* **Instruction**:
Set down, exactly as written, the lines from the top of the data to the line that holds "current_down = current_up[::-1]", and omit the pictures.

* **Available data**:
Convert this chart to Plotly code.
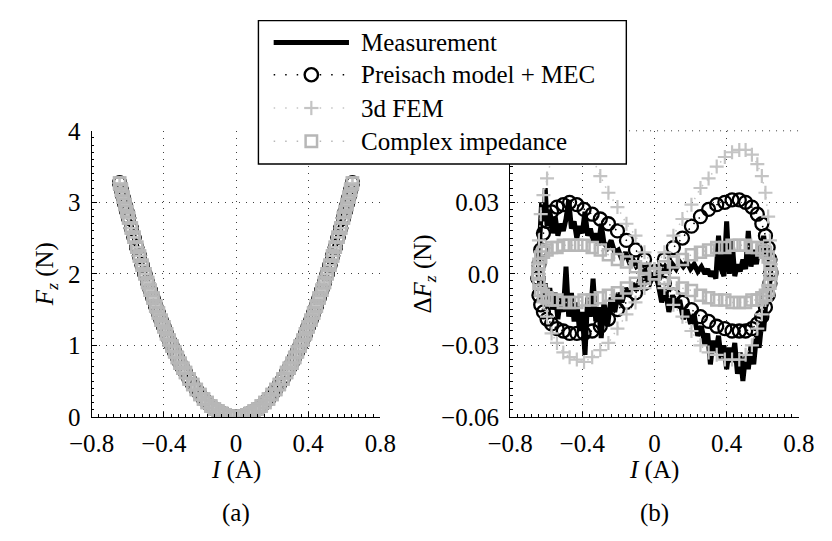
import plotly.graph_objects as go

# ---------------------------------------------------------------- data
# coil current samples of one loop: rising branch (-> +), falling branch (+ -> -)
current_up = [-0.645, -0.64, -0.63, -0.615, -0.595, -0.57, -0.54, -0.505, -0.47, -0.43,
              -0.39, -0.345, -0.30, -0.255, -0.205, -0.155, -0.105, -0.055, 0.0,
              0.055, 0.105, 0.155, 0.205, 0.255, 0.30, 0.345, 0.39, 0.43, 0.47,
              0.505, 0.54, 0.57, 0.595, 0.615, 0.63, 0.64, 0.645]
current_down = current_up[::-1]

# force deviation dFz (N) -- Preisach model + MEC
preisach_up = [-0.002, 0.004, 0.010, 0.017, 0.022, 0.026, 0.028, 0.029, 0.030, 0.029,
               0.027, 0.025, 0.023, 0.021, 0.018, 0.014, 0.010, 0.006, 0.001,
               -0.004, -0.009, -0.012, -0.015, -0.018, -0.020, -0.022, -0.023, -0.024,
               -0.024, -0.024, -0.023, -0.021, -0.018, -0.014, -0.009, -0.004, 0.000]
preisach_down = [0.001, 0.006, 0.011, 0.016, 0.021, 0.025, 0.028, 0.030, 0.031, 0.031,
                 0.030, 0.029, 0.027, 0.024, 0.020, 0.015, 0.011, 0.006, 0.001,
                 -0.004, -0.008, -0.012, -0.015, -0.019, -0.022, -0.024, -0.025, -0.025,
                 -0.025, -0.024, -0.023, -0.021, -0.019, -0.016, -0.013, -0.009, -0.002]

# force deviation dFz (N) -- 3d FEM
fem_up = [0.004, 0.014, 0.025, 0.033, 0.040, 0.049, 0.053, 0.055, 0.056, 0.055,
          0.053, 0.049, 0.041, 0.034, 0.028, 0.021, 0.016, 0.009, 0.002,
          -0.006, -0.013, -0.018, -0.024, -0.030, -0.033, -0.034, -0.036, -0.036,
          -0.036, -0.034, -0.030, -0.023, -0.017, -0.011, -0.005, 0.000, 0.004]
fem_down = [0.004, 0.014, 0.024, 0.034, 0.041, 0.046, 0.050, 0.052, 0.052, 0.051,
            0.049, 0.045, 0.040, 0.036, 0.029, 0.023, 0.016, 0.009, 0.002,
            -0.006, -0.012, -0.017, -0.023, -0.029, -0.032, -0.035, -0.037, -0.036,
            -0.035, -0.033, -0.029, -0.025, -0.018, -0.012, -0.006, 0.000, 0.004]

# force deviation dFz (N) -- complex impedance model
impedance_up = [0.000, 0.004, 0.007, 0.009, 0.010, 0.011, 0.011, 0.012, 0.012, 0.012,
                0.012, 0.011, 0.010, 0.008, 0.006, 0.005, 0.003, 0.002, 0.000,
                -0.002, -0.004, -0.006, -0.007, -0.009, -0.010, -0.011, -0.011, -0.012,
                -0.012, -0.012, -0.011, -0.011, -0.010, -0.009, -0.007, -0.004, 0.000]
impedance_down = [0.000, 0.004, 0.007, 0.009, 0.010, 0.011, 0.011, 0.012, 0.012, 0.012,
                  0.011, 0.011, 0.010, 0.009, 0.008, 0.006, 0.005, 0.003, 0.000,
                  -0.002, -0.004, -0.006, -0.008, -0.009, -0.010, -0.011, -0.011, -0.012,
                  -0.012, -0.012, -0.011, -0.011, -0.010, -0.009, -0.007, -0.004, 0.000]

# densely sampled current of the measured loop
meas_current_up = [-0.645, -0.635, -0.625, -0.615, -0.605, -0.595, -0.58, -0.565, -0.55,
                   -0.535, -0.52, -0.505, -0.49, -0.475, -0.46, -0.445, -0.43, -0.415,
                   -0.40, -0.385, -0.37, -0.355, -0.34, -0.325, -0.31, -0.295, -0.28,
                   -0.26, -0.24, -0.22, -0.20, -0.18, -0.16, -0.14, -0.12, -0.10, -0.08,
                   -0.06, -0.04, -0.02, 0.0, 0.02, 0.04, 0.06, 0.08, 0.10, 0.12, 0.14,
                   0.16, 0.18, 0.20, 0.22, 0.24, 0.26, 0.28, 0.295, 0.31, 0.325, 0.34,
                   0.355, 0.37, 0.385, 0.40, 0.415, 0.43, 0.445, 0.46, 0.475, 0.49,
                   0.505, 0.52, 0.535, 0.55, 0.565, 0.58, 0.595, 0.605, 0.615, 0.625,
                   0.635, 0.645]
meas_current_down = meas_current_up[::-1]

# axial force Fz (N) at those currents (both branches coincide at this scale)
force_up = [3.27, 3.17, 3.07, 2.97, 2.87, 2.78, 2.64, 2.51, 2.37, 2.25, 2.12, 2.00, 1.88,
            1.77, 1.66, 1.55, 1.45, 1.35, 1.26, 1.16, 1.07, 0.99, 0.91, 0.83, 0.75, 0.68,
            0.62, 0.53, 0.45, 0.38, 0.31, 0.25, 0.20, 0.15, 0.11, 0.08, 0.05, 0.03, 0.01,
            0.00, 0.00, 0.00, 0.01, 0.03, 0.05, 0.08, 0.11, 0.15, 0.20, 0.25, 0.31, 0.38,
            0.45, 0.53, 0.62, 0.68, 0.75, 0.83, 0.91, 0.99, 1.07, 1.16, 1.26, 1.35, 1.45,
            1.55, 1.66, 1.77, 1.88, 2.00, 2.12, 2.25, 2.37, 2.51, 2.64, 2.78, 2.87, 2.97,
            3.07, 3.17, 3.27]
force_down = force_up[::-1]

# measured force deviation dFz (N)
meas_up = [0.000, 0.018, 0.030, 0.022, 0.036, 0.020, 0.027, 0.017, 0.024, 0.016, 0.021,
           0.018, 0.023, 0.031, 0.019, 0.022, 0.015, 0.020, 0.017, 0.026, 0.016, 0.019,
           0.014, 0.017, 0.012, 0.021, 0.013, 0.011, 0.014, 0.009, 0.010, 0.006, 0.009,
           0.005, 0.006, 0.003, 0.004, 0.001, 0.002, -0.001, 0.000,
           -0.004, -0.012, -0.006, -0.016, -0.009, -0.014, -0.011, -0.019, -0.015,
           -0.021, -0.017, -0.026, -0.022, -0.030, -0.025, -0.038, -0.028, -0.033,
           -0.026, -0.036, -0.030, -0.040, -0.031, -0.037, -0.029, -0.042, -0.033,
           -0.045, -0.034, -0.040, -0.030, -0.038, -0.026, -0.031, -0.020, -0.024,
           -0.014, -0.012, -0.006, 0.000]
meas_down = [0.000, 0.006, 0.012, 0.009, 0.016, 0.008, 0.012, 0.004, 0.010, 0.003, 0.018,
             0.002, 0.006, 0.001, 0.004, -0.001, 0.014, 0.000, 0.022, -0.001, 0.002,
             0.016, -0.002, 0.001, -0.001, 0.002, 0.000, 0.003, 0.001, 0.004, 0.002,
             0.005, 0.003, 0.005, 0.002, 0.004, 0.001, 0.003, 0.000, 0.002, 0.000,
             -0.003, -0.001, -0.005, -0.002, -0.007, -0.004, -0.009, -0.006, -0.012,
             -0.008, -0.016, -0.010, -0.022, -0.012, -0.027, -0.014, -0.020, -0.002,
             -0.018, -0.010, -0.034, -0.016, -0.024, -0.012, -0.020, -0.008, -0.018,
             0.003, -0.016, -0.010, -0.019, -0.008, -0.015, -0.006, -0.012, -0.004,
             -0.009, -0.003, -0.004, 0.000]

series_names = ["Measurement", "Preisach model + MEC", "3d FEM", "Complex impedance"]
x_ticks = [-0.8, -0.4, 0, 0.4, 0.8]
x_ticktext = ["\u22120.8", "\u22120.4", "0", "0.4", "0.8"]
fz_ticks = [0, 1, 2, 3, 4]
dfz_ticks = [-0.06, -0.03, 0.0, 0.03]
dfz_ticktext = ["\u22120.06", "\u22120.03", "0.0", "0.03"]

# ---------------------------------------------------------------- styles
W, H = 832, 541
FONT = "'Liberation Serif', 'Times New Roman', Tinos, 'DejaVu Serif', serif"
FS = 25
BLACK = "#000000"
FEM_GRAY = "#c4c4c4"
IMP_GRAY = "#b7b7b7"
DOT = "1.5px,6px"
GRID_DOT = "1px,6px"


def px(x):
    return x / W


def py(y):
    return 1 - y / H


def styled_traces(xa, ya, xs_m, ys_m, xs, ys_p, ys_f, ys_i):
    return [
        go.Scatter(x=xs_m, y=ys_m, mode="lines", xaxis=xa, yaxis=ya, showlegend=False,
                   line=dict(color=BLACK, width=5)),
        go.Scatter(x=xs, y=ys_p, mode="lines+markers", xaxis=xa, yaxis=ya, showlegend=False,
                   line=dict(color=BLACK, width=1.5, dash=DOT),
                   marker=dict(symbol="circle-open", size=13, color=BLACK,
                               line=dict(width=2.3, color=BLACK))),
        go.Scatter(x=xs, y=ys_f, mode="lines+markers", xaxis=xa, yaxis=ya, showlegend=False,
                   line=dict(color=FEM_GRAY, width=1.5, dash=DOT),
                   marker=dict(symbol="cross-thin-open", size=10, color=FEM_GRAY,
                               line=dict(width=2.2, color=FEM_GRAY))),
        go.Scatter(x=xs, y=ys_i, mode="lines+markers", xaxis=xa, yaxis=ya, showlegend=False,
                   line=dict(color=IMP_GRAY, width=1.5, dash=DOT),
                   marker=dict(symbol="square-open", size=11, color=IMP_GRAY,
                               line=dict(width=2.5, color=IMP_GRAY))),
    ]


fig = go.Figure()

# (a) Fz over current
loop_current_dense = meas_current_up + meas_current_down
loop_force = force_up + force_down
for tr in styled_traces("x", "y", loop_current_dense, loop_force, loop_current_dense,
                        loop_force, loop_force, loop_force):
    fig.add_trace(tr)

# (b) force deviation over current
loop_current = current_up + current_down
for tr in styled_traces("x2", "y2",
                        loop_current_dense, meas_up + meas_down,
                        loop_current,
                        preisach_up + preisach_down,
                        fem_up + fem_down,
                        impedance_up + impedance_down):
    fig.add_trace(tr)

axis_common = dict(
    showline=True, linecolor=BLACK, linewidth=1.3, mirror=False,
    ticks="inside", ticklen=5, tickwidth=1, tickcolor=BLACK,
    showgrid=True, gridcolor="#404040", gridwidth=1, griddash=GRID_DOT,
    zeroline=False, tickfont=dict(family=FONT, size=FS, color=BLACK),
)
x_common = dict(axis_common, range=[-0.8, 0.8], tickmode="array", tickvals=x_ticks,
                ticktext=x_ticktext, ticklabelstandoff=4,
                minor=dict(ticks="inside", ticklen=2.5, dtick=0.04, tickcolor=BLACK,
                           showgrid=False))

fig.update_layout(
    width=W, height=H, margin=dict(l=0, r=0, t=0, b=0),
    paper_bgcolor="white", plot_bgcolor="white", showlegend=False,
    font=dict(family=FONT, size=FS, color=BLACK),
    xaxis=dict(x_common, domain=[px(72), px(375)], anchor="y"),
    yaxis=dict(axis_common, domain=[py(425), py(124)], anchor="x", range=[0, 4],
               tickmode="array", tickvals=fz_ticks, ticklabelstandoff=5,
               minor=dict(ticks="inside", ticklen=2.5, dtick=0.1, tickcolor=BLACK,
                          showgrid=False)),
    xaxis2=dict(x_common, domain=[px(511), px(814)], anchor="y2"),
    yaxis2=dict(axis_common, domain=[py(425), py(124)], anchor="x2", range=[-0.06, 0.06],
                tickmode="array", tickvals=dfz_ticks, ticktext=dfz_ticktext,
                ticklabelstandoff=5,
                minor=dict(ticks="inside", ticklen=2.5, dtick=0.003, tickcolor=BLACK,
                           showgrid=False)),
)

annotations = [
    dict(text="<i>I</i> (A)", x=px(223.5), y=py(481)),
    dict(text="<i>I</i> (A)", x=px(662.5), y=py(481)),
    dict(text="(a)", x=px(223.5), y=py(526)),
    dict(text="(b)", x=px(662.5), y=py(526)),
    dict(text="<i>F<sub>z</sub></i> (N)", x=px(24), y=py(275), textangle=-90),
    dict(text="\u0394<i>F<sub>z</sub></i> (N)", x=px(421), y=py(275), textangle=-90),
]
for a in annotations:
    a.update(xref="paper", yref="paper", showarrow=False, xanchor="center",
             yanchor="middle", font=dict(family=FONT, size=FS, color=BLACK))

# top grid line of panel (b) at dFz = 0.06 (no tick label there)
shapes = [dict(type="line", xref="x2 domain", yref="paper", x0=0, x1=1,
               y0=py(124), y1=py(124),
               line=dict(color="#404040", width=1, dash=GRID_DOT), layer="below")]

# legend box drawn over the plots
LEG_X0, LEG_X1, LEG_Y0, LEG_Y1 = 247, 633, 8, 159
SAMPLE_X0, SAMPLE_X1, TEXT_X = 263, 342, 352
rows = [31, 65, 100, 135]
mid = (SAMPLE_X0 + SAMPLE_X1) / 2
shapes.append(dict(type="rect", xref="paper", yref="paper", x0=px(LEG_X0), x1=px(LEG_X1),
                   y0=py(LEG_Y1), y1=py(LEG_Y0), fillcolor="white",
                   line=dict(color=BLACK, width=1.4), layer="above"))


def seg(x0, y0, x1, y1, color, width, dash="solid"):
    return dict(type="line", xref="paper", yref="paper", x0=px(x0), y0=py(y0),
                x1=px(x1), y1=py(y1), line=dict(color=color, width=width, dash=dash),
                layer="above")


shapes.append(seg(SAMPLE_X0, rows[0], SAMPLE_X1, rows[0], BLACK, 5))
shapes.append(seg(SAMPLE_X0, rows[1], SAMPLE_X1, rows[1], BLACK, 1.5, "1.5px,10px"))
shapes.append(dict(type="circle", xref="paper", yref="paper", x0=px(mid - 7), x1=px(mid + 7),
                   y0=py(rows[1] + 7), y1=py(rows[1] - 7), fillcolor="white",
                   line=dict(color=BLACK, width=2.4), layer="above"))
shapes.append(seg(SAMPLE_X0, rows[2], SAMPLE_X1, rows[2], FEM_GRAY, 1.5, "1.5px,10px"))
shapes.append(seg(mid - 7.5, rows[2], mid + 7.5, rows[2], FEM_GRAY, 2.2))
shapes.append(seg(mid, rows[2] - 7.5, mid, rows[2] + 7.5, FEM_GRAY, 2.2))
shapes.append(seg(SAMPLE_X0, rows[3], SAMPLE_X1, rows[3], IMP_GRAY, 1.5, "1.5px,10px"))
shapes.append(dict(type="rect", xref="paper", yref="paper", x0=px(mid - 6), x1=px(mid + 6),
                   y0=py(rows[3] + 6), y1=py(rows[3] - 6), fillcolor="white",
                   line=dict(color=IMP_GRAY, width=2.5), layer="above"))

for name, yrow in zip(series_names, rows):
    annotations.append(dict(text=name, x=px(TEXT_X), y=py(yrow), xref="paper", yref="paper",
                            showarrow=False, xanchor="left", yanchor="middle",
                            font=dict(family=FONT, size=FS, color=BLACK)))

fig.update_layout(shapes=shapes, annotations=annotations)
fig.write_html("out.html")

* **Written answer**:
Convert this chart to Plotly code.
import plotly.graph_objects as go

# ---------------------------------------------------------------- data
# coil current samples of one loop: rising branch (-> +), falling branch (+ -> -)
current_up = [-0.645, -0.64, -0.63, -0.615, -0.595, -0.57, -0.54, -0.505, -0.47, -0.43,
              -0.39, -0.345, -0.30, -0.255, -0.205, -0.155, -0.105, -0.055, 0.0,
              0.055, 0.105, 0.155, 0.205, 0.255, 0.30, 0.345, 0.39, 0.43, 0.47,
              0.505, 0.54, 0.57, 0.595, 0.615, 0.63, 0.64, 0.645]
current_down = current_up[::-1]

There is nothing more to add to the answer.